Please report every line from the material that contains the word "this".

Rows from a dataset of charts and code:
━━━━━━━━━━━━━━━━━━━━

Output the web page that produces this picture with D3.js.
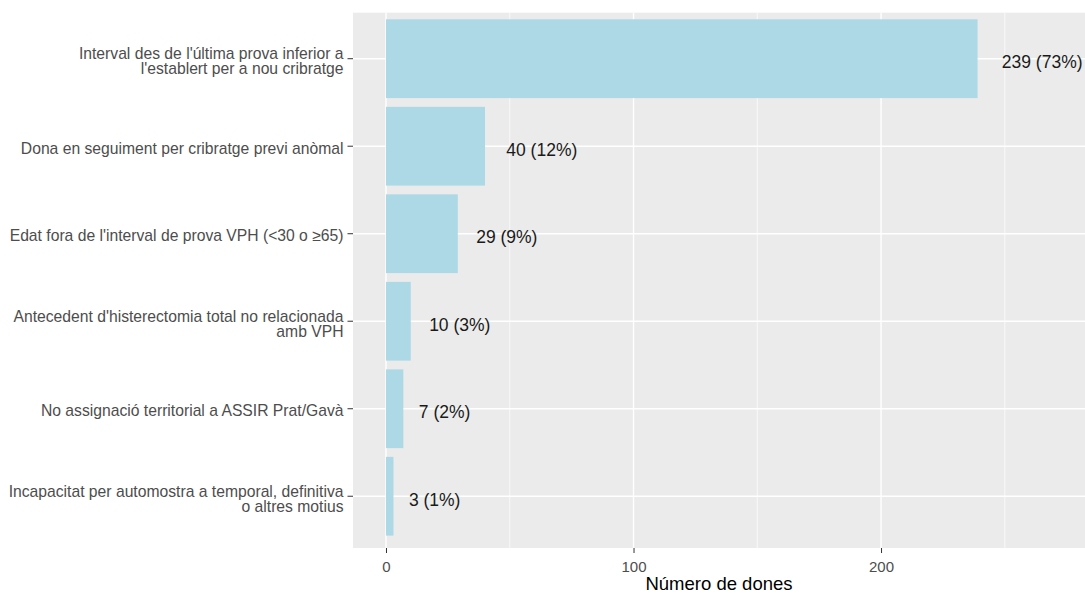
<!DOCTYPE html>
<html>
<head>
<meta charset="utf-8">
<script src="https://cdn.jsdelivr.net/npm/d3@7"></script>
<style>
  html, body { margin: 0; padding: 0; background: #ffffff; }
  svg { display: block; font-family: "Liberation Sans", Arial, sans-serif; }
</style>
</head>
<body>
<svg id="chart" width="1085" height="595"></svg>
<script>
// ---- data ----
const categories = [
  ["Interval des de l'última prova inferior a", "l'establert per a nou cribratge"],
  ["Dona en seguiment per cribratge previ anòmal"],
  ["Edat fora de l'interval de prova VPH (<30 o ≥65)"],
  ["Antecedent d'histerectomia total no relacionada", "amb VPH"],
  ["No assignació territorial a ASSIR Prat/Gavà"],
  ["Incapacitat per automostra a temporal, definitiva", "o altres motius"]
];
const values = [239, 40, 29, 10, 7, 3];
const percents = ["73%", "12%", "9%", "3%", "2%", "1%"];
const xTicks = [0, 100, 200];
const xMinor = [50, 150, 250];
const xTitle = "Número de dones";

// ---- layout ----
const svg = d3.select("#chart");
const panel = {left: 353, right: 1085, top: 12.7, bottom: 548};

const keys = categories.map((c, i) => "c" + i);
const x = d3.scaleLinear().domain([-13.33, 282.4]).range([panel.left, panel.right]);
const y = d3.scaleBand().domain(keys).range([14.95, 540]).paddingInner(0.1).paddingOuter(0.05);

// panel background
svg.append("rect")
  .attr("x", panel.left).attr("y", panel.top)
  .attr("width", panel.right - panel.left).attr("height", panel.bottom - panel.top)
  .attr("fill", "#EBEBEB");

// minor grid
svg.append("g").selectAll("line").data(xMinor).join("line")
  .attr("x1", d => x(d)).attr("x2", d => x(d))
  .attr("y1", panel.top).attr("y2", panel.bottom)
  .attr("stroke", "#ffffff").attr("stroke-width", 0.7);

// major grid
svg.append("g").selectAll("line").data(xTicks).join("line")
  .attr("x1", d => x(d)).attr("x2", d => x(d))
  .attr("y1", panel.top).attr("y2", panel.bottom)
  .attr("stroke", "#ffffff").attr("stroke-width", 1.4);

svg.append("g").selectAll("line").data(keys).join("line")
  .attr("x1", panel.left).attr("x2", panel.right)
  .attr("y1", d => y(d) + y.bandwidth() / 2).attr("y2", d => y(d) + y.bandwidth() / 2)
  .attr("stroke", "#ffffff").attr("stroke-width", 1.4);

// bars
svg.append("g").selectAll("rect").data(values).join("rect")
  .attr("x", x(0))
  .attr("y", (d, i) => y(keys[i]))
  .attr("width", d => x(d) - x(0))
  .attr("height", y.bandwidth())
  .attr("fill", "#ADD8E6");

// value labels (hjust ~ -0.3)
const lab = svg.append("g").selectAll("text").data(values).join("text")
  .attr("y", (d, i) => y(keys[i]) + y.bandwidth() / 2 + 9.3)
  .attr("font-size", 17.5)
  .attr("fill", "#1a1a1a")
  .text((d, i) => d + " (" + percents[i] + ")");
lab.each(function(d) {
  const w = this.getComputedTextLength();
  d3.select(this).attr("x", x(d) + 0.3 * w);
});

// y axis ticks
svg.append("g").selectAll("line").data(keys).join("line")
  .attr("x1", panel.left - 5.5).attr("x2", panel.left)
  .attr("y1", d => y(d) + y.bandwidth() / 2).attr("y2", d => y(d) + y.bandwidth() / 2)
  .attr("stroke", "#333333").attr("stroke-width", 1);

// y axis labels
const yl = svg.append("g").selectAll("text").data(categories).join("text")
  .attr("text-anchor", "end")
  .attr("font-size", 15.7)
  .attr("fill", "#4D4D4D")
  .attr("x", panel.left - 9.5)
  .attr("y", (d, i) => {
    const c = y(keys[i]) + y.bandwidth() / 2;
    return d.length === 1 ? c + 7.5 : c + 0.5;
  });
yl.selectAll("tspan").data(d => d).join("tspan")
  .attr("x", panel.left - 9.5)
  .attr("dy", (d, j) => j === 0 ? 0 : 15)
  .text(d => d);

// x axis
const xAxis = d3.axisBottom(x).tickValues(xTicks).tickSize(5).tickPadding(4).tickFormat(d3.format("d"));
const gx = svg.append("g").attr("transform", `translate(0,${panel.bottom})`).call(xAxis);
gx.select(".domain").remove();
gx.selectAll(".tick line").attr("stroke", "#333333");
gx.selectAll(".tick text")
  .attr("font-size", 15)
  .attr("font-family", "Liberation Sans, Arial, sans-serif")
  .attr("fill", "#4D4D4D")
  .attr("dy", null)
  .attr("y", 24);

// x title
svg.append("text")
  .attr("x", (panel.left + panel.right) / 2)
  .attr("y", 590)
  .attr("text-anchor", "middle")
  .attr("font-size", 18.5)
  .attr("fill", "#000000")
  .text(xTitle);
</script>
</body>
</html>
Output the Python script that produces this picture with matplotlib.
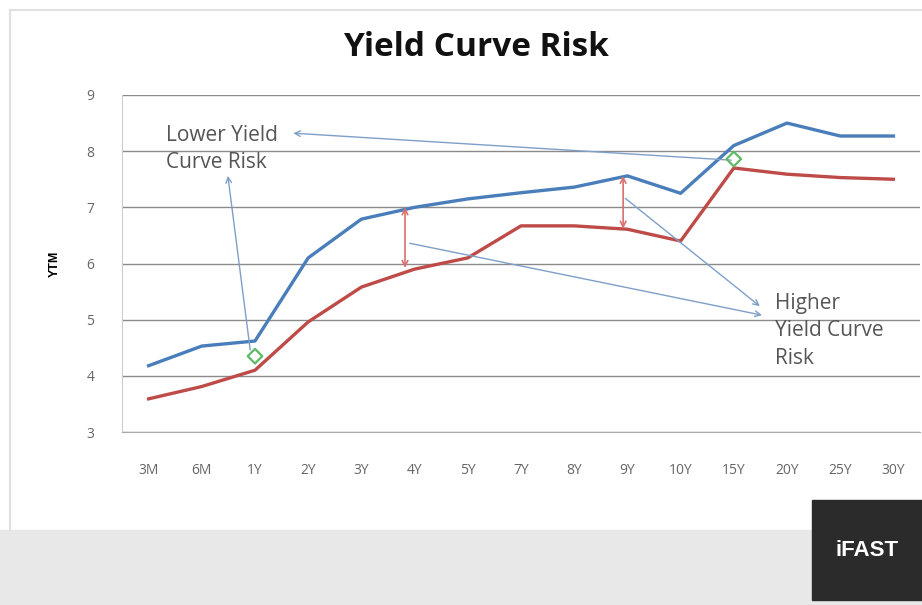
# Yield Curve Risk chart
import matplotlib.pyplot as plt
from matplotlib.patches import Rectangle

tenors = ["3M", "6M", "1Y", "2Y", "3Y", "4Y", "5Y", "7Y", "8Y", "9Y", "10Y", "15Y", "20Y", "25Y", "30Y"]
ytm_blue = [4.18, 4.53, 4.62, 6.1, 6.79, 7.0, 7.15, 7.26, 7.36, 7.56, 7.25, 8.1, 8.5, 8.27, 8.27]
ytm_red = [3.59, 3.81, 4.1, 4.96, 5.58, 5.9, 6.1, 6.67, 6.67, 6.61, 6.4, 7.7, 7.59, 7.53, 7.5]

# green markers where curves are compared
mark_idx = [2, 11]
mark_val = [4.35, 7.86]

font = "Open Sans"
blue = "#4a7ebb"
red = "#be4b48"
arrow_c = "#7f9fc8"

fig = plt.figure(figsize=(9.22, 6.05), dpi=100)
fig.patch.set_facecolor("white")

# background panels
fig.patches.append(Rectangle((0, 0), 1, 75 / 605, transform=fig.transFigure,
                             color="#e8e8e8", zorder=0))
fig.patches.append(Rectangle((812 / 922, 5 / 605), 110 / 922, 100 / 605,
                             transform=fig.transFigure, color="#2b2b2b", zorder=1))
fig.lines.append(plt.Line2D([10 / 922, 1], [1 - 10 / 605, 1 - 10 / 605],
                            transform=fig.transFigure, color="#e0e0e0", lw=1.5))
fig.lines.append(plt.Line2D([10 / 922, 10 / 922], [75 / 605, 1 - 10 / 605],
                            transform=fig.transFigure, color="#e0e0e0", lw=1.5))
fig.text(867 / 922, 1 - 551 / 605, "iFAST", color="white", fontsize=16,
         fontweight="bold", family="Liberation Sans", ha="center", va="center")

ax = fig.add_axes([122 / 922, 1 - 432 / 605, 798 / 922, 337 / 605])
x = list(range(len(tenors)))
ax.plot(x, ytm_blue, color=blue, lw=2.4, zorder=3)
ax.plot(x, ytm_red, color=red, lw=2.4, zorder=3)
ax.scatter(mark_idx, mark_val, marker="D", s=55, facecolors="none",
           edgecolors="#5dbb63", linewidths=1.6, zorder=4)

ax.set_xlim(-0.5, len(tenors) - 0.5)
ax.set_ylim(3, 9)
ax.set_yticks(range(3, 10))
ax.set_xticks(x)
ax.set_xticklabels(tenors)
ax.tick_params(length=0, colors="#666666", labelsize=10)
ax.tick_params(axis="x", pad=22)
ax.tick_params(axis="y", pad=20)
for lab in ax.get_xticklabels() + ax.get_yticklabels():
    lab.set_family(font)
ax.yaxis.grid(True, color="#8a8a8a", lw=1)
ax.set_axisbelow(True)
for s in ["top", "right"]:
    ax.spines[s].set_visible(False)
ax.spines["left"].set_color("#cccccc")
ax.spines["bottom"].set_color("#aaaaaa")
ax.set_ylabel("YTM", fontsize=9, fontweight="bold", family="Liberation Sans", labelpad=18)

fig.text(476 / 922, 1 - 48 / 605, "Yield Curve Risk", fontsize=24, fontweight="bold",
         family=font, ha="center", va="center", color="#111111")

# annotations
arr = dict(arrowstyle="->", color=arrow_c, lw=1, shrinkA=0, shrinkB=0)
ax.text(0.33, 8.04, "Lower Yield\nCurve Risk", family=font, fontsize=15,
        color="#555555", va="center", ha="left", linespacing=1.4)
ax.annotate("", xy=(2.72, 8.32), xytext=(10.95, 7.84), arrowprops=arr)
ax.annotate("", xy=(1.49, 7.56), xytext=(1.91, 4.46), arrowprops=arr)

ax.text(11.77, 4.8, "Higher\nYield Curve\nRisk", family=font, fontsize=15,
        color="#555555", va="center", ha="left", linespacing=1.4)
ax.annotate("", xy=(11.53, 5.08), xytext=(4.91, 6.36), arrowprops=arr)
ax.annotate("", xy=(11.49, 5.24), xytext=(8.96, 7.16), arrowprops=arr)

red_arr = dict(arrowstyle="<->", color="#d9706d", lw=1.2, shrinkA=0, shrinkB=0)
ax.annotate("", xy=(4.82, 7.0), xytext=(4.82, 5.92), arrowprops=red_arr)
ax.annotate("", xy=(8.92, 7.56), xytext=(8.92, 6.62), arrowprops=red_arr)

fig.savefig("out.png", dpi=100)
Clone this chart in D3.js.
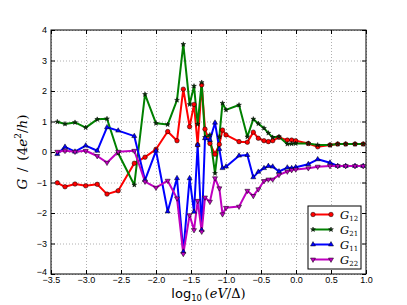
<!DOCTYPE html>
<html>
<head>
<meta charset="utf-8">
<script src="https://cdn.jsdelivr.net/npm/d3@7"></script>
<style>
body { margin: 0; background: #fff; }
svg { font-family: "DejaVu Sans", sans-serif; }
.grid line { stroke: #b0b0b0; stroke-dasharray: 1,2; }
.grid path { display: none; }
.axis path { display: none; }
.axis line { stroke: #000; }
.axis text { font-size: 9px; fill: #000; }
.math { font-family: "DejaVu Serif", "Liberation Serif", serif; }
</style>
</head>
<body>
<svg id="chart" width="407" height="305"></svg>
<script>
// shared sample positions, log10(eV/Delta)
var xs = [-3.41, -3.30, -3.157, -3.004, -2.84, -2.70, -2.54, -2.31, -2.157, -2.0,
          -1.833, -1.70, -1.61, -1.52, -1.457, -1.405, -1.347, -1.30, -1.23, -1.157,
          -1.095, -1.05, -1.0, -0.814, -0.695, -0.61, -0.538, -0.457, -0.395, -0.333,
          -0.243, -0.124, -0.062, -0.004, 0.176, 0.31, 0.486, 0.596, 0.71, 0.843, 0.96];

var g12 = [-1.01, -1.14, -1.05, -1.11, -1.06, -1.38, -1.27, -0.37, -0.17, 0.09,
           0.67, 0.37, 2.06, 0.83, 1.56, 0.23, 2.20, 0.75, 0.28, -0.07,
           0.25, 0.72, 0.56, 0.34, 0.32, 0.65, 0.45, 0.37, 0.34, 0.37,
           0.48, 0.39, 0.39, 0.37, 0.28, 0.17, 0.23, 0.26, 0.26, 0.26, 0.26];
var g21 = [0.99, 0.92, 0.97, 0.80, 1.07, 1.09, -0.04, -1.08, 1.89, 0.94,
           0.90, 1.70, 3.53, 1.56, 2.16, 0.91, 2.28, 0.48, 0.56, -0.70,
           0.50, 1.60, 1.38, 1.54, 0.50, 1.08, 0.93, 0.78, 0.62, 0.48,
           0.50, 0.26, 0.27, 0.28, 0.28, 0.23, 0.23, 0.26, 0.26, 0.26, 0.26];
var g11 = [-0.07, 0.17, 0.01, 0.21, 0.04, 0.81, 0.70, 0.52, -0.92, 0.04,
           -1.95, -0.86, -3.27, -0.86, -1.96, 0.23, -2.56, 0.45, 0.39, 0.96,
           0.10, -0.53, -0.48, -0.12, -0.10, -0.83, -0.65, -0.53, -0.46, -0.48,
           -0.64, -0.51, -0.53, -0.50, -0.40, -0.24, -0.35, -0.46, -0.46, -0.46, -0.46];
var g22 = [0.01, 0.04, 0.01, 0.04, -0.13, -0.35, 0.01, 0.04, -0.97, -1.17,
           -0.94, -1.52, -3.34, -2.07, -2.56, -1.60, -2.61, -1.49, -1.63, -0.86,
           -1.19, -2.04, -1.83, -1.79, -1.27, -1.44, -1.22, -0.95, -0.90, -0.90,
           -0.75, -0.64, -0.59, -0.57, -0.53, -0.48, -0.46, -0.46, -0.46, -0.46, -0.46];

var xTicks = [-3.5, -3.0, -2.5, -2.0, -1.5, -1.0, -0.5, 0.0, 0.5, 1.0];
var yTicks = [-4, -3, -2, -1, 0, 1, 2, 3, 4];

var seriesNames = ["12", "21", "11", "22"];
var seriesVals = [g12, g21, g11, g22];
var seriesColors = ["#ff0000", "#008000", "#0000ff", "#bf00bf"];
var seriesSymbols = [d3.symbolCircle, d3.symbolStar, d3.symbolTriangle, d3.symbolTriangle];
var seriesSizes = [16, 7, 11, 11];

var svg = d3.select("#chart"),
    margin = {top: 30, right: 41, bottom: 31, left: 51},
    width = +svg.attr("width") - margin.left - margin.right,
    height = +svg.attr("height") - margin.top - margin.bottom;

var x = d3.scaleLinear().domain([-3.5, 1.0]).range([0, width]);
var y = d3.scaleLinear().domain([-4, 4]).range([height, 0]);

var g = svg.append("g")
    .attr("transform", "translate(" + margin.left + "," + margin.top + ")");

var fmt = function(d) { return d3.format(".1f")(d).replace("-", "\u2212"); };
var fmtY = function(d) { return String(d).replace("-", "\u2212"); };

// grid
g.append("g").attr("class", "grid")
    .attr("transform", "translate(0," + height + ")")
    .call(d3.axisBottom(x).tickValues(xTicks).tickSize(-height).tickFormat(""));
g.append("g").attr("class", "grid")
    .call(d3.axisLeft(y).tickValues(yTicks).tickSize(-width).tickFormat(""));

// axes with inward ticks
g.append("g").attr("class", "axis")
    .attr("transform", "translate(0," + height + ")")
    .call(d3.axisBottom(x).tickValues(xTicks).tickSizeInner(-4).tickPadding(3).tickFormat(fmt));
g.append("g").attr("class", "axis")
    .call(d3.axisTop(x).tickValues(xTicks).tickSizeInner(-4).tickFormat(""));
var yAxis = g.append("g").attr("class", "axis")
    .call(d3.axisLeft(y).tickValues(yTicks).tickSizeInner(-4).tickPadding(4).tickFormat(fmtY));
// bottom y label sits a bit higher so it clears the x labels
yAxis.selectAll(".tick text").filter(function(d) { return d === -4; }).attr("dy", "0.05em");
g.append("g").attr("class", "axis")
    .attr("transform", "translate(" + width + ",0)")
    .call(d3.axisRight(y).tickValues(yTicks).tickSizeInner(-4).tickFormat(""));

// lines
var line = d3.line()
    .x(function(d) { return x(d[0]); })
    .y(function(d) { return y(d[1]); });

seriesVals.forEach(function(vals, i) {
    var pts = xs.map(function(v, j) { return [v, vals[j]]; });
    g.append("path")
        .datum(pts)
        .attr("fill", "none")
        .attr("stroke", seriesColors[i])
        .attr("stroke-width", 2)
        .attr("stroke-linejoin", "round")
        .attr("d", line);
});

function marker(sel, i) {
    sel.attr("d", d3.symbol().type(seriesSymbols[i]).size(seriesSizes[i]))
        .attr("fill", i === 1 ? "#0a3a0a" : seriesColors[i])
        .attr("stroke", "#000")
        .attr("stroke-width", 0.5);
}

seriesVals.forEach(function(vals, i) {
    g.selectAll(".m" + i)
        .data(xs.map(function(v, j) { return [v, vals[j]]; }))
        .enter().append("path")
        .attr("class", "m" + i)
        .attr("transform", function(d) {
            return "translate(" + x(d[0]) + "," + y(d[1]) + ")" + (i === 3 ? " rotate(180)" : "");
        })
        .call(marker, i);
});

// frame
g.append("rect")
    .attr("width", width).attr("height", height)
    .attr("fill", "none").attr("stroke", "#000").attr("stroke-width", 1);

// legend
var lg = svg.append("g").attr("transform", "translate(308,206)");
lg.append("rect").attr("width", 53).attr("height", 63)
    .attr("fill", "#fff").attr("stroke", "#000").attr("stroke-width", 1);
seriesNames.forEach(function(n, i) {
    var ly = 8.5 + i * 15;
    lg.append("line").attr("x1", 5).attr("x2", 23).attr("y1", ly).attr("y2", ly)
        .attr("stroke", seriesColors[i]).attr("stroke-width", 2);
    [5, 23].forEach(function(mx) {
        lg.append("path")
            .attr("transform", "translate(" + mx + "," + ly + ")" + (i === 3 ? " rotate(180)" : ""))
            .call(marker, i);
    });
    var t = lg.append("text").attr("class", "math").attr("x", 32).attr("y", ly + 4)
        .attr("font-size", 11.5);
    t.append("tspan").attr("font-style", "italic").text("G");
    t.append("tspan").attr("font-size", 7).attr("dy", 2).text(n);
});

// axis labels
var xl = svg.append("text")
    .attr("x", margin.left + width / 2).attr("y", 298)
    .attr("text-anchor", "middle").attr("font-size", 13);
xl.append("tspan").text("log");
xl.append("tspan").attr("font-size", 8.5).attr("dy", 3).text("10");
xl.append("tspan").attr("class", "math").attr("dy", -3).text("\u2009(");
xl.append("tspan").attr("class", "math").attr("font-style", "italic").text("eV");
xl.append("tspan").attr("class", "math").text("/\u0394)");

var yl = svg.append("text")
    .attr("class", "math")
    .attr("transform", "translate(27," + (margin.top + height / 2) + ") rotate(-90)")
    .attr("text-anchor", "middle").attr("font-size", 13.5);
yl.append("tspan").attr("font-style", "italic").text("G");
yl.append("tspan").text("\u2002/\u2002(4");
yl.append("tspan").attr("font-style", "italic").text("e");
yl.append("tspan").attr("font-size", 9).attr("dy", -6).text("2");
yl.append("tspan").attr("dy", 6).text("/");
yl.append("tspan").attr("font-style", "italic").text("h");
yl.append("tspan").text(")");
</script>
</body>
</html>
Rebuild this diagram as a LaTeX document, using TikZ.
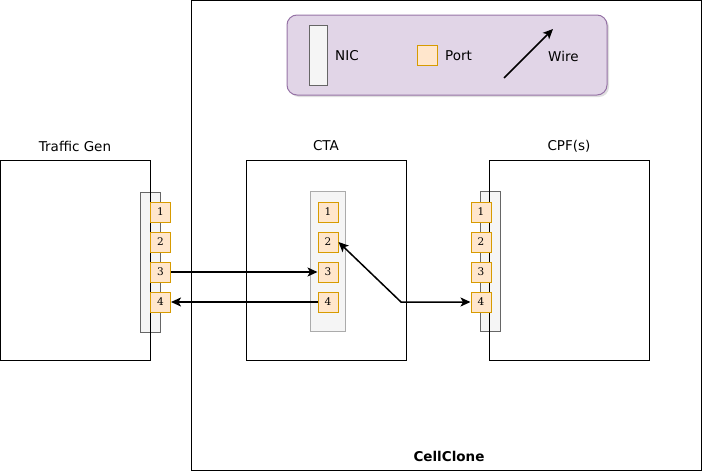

━━━━━━━━━━━━━━━━━━━━

Task output -
Output the web page that produces this picture with D3.js.
  const w = this.getComputedTextLength();
  d3.select(this).attr("x", x(d) + 0.3 * w);
Output the Python script that produces this picture with matplotlib.
Clone this chart in D3.js.
Rebuild this diagram as a LaTeX document, using TikZ.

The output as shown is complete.